What to work on
Restate the full listing word for word and leave the pictures out.

Given data
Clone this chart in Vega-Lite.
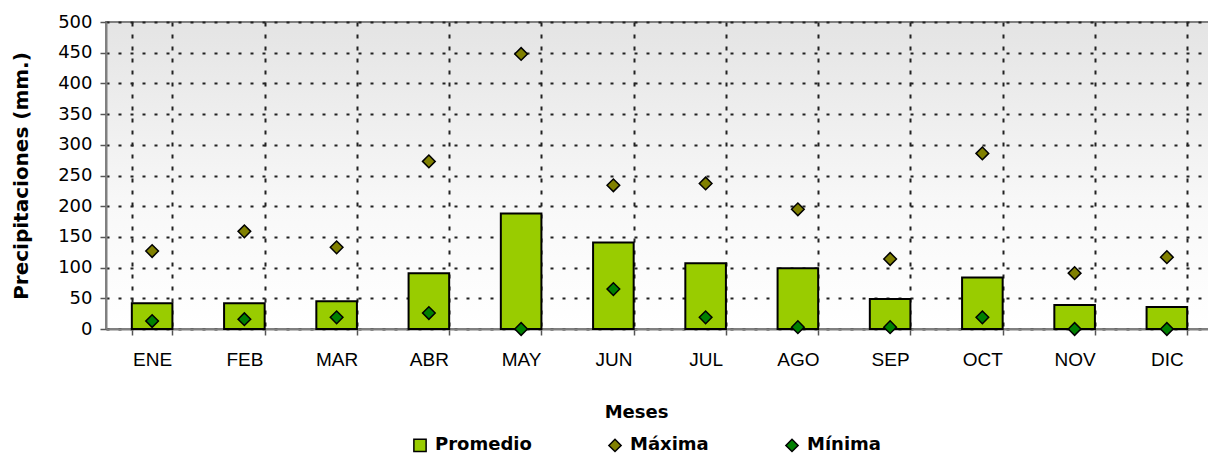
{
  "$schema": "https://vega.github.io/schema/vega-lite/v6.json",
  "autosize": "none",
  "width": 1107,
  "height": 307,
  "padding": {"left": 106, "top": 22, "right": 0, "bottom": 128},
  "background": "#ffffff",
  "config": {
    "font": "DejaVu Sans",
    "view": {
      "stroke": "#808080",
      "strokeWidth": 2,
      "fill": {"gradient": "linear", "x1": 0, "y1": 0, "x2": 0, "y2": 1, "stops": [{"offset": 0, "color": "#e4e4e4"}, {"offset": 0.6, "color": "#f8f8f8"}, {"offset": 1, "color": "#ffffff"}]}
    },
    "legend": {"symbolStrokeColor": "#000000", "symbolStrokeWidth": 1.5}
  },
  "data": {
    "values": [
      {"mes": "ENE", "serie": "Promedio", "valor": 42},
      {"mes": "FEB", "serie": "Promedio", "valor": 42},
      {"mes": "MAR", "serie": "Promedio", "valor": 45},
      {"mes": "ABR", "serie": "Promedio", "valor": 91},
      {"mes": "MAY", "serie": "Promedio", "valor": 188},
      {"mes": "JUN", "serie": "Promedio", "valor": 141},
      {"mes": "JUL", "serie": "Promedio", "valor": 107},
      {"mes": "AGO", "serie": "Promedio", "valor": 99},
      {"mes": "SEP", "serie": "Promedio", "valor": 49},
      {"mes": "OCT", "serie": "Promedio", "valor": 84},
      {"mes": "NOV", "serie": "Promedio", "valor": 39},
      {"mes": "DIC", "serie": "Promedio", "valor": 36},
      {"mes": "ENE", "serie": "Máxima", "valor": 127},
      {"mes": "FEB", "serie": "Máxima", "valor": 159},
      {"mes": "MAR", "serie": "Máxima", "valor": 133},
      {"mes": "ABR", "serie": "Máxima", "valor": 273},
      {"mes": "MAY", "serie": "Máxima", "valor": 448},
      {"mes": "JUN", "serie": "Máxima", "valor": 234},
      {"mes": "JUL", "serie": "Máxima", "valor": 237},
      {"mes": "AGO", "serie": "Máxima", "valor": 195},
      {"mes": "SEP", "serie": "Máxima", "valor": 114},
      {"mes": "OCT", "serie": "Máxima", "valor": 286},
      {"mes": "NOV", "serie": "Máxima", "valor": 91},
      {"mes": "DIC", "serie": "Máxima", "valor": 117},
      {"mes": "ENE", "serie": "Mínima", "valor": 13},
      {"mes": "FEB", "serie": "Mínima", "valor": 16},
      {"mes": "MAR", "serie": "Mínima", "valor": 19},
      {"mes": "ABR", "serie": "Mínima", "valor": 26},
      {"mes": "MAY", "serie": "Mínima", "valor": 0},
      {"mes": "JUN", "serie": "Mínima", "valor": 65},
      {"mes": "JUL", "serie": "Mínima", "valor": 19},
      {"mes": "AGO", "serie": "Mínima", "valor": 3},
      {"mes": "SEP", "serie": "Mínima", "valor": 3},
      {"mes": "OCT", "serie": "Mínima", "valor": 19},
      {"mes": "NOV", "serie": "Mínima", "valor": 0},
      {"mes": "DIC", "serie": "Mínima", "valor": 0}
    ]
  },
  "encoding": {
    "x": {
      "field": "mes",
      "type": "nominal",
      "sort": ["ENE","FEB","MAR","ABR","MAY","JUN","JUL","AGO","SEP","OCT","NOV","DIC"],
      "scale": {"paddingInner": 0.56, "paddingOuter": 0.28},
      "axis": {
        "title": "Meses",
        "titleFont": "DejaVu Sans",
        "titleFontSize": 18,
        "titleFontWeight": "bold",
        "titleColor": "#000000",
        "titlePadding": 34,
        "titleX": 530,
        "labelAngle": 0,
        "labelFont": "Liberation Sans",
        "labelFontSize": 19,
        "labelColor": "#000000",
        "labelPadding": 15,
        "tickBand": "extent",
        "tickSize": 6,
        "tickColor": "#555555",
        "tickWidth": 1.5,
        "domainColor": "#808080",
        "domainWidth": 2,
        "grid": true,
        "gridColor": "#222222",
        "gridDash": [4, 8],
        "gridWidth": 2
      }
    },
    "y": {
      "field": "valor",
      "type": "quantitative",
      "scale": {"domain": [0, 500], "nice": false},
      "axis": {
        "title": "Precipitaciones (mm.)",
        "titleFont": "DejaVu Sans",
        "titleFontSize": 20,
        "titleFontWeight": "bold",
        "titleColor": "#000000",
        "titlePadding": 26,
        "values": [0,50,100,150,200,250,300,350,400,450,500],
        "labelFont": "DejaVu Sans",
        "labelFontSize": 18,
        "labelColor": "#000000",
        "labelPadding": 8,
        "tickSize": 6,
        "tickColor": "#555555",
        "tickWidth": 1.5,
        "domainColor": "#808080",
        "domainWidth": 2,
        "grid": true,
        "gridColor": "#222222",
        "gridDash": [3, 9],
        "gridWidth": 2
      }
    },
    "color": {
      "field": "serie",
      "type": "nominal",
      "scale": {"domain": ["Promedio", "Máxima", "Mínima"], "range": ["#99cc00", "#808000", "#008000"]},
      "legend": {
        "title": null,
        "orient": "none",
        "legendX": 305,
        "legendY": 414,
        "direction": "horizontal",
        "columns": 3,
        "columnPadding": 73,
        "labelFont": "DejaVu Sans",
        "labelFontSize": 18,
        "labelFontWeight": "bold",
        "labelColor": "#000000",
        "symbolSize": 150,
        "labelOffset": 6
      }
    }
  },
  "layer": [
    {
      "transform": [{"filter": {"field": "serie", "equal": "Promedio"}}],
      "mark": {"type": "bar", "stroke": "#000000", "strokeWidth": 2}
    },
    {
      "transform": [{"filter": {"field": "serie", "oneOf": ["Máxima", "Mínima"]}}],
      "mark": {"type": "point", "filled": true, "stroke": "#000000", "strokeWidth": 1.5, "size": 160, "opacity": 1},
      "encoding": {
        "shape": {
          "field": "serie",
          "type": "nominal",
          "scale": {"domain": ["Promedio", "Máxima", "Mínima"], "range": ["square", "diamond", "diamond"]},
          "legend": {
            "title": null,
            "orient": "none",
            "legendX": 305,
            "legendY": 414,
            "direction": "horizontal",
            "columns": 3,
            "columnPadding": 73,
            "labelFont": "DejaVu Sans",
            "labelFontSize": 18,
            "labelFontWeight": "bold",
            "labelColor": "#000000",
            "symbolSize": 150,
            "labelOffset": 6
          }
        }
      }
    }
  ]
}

Result
Clone this chart in Vega-Lite.
{
  "$schema": "https://vega.github.io/schema/vega-lite/v6.json",
  "autosize": "none",
  "width": 1107,
  "height": 307,
  "padding": {"left": 106, "top": 22, "right": 0, "bottom": 128},
  "background": "#ffffff",
  "config": {
    "font": "DejaVu Sans",
    "view": {
      "stroke": "#808080",
      "strokeWidth": 2,
      "fill": {"gradient": "linear", "x1": 0, "y1": 0, "x2": 0, "y2": 1, "stops": [{"offset": 0, "color": "#e4e4e4"}, {"offset": 0.6, "color": "#f8f8f8"}, {"offset": 1, "color": "#ffffff"}]}
    },
    "legend": {"symbolStrokeColor": "#000000", "symbolStrokeWidth": 1.5}
  },
  "data": {
    "values": [
      {"mes": "ENE", "serie": "Promedio", "valor": 42},
      {"mes": "FEB", "serie": "Promedio", "valor": 42},
      {"mes": "MAR", "serie": "Promedio", "valor": 45},
      {"mes": "ABR", "serie": "Promedio", "valor": 91},
      {"mes": "MAY", "serie": "Promedio", "valor": 188},
      {"mes": "JUN", "serie": "Promedio", "valor": 141},
      {"mes": "JUL", "serie": "Promedio", "valor": 107},
      {"mes": "AGO", "serie": "Promedio", "valor": 99},
      {"mes": "SEP", "serie": "Promedio", "valor": 49},
      {"mes": "OCT", "serie": "Promedio", "valor": 84},
      {"mes": "NOV", "serie": "Promedio", "valor": 39},
      {"mes": "DIC", "serie": "Promedio", "valor": 36},
      {"mes": "ENE", "serie": "Máxima", "valor": 127},
      {"mes": "FEB", "serie": "Máxima", "valor": 159},
      {"mes": "MAR", "serie": "Máxima", "valor": 133},
      {"mes": "ABR", "serie": "Máxima", "valor": 273},
      {"mes": "MAY", "serie": "Máxima", "valor": 448},
      {"mes": "JUN", "serie": "Máxima", "valor": 234},
      {"mes": "JUL", "serie": "Máxima", "valor": 237},
      {"mes": "AGO", "serie": "Máxima", "valor": 195},
      {"mes": "SEP", "serie": "Máxima", "valor": 114},
      {"mes": "OCT", "serie": "Máxima", "valor": 286},
      {"mes": "NOV", "serie": "Máxima", "valor": 91},
      {"mes": "DIC", "serie": "Máxima", "valor": 117},
      {"mes": "ENE", "serie": "Mínima", "valor": 13},
      {"mes": "FEB", "serie": "Mínima", "valor": 16},
      {"mes": "MAR", "serie": "Mínima", "valor": 19},
      {"mes": "ABR", "serie": "Mínima", "valor": 26},
      {"mes": "MAY", "serie": "Mínima", "valor": 0},
      {"mes": "JUN", "serie": "Mínima", "valor": 65},
      {"mes": "JUL", "serie": "Mínima", "valor": 19},
      {"mes": "AGO", "serie": "Mínima", "valor": 3},
      {"mes": "SEP", "serie": "Mínima", "valor": 3},
      {"mes": "OCT", "serie": "Mínima", "valor": 19},
      {"mes": "NOV", "serie": "Mínima", "valor": 0},
      {"mes": "DIC", "serie": "Mínima", "valor": 0}
    ]
  },
  "encoding": {
    "x": {
      "field": "mes",
      "type": "nominal",
      "sort": ["ENE","FEB","MAR","ABR","MAY","JUN","JUL","AGO","SEP","OCT","NOV","DIC"],
      "scale": {"paddingInner": 0.56, "paddingOuter": 0.28},
      "axis": {
        "title": "Meses",
        "titleFont": "DejaVu Sans",
        "titleFontSize": 18,
        "titleFontWeight": "bold",
        "titleColor": "#000000",
        "titlePadding": 34,
        "titleX": 530,
        "labelAngle": 0,
        "labelFont": "Liberation Sans",
        "labelFontSize": 19,
        "labelColor": "#000000",
        "labelPadding": 15,
        "tickBand": "extent",
        "tickSize": 6,
        "tickColor": "#555555",
        "tickWidth": 1.5,
        "domainColor": "#808080",
        "domainWidth": 2,
        "grid": true,
        "gridColor": "#222222",
        "gridDash": [4, 8],
        "gridWidth": 2
      }
    },
    "y": {
      "field": "valor",
      "type": "quantitative",
      "scale": {"domain": [0, 500], "nice": false},
      "axis": {
        "title": "Precipitaciones (mm.)",
        "titleFont": "DejaVu Sans",
        "titleFontSize": 20,
        "titleFontWeight": "bold",
        "titleColor": "#000000",
        "titlePadding": 26,
        "values": [0,50,100,150,200,250,300,350,400,450,500],
        "labelFont": "DejaVu Sans",
        "labelFontSize": 18,
        "labelColor": "#000000",
        "labelPadding": 8,
        "tickSize": 6,
        "tickColor": "#555555",
        "tickWidth": 1.5,
        "domainColor": "#808080",
        "domainWidth": 2,
        "grid": true,
        "gridColor": "#222222",
        "gridDash": [3, 9],
        "gridWidth": 2
      }
    },
    "color": {
      "field": "serie",
      "type": "nominal",
      "scale": {"domain": ["Promedio", "Máxima", "Mínima"], "range": ["#99cc00", "#808000", "#008000"]},
      "legend": {
        "title": null,
        "orient": "none",
        "legendX": 305,
        "legendY": 414,
        "direction": "horizontal",
        "columns": 3,
        "columnPadding": 73,
        "labelFont": "DejaVu Sans",
        "labelFontSize": 18,
        "labelFontWeight": "bold",
        "labelColor": "#000000",
        "symbolSize": 150,
        "labelOffset": 6
      }
    }
  },
  "layer": [
    {
      "transform": [{"filter": {"field": "serie", "equal": "Promedio"}}],
      "mark": {"type": "bar", "stroke": "#000000", "strokeWidth": 2}
    },
    {
      "transform": [{"filter": {"field": "serie", "oneOf": ["Máxima", "Mínima"]}}],
      "mark": {"type": "point", "filled": true, "stroke": "#000000", "strokeWidth": 1.5, "size": 160, "opacity": 1},
      "encoding": {
        "shape": {
          "field": "serie",
          "type": "nominal",
          "scale": {"domain": ["Promedio", "Máxima", "Mínima"], "range": ["square", "diamond", "diamond"]},
          "legend": {
            "title": null,
            "orient": "none",
            "legendX": 305,
            "legendY": 414,
            "direction": "horizontal",
            "columns": 3,
            "columnPadding": 73,
            "labelFont": "DejaVu Sans",
            "labelFontSize": 18,
            "labelFontWeight": "bold",
            "labelColor": "#000000",
            "symbolSize": 150,
            "labelOffset": 6
          }
        }
      }
    }
  ]
}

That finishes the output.